Her expression softened. Somehow she knew what I wanted to ask. "I honestly don't know, Hadley. Let's cross this bridge first, all right?"
I understood that was her gentle way of telling me to start coming to terms with the hand life had dealt me. Not that I had much to complain about, really, I thought as I scheduled my testing appointment and rode the elevator to the lobby of the building. Life could have been a hell of a lot worse.
Sure, I had this broken heart that was causing me some grief, but I had a big, crazy family that adored me and friends who loved me. I had been born into a wealthy, privileged family which meant I had always had access to the best medical care and schools. My career as a graphic novelist had kicked off before I had even been out of high school, and now I had an arts center that gave me a purpose and a source of constant happiness.

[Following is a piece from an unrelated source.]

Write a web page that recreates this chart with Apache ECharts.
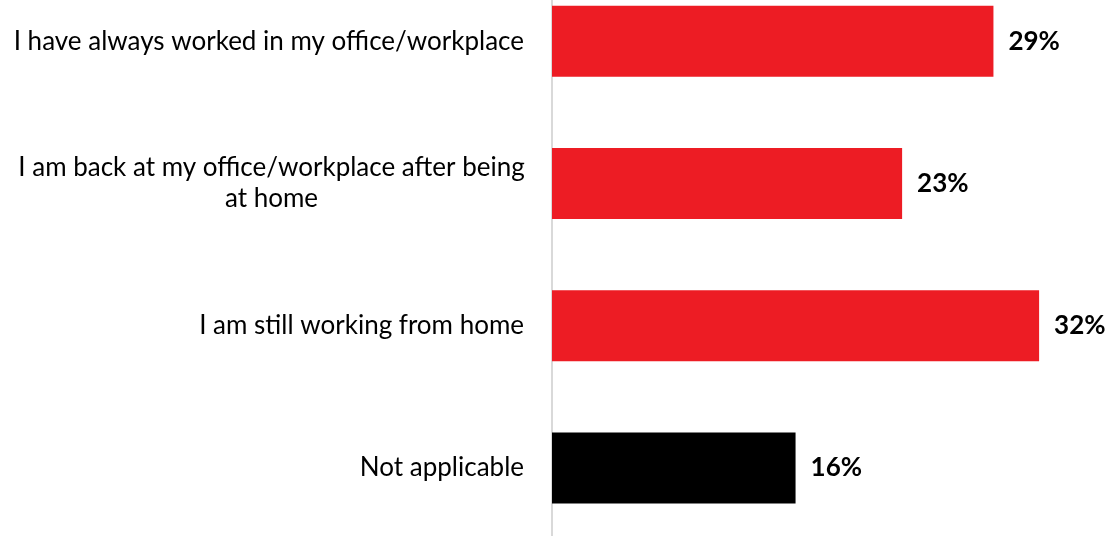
<!DOCTYPE html>
<html>
<head>
<meta charset="utf-8">
<script src="https://cdn.jsdelivr.net/npm/echarts@6/dist/echarts.min.js"></script>
<style>
html,body{margin:0;padding:0;background:#fff;}
#chart{width:1111px;height:536px;}
</style>
</head>
<body>
<div id="chart"></div>
<script>
const categories = [
  "I have always worked in my office/workplace",
  "I am back at my office/workplace after being\nat home",
  "I am still working from home",
  "Not applicable"
];
const values = [29, 23, 32, 16];
const barColors = ["#ED1C24", "#ED1C24", "#ED1C24", "#000000"];

const chart = echarts.init(document.getElementById('chart'), null, {renderer: 'canvas'});
const FONT = 'Lato';
chart.setOption({
  backgroundColor: '#ffffff',
  animation: false,
  grid: {left: 552, top: -30, width: 548, height: 569, containLabel: false, outerBoundsMode: 'none'},
  xAxis: {
    type: 'value', min: 0, max: 36, show: false,
    splitLine: {show: false}
  },
  yAxis: {
    type: 'category', data: categories, inverse: true,
    axisLine: {show: true, lineStyle: {color: '#d9d9d9', width: 2}},
    axisTick: {show: false},
    axisLabel: {
      margin: 28, fontFamily: FONT, fontSize: 26, color: '#000', lineHeight: 32,
      formatter: function (v) {
        return v.indexOf('\n') >= 0 ? '{c|' + v + '}' : v;
      },
      rich: {
        c: {width: 505, align: 'center', fontFamily: FONT, fontSize: 26, color: '#000', lineHeight: 31}
      }
    }
  },
  series: [{
    type: 'bar',
    data: values.map((v, i) => ({value: v, itemStyle: {color: barColors[i]}})),
    barWidth: 71,
    label: {
      show: true, position: 'right', distance: 15,
      formatter: '{c}%', fontFamily: FONT, fontWeight: 'bold', fontSize: 26, color: '#000'
    }
  }]
});
</script>
</body>
</html>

Sliding behind the wheel of the obscenely expensive luxury convertible my father had given me as a college graduation gift, I closed the door, revved up
the engine and the air conditioner and shut my eyes for a long moment. I ignored the panicking voice in my head that urged me to call my father. I longed to hear his voice telling me everything was going to be okay. "Mi'ja," he would say, and the whole world would be right again.
But I didn't want to worry him, not with all the work stress he was under at the moment. My mother had her hands full with my niece's upcoming quinceañera. I didn't want to spoil Ally's special day with worries about my heart. She was such a sweet kid, and she was so excited about her birthday and the wild bash my brother Carlos and his wife Vonny had planned for her. If even a whisper of a problem with my heart met the family's ears, everyone would go into full-on coddle mode. I refused to take any attention away from Ally.
Planning to make Coby swear silence about my doctor's visit today, I dropped my cell phone into the cup holder and tossed my purse onto the passenger seat. I shuffled through the playlists on the touchscreen mounted flush with the dashboard and found something upbeat and fun. I was just starting to back out of my space when the tones of a ringing phone interrupted my music.
Glancing at the number displayed on the screen, I didn't recognize it. The Houston area code piqued my interest. I tapped the green button. "Hello?"
"Hi, Hadley."
A thrill of excitement shot right through me at the sound of that deep, slightly raspy voice. I had only heard him speak a few times, but that voice—Oh, God, that voice—it was one I would never forget.
"Uh, I'm not sure if you remember me or not, but it's Finn Connolly." He sounded almost nervous. Considering how capable and brave he had proven himself, I was surprised by that.
"Oh, I remember you all right. There aren't many girls who would forget a man who saved them from a sniper by diving through a window."
The memory of that terrible night Mattie, one of my students, and Abby, his older sister, had been targeted by some crazy cartel sniper was still fresh in mind. Five weeks had passed, but I still woke up in a cold sweat when the nightmares came. Even now, I could feel Finn's brawny arms wrapped around me as he swept me up and barreled through the shot-out window. He had curled his body around mind, cradling me and protecting me from the glass shards as we slid across the shiny floor.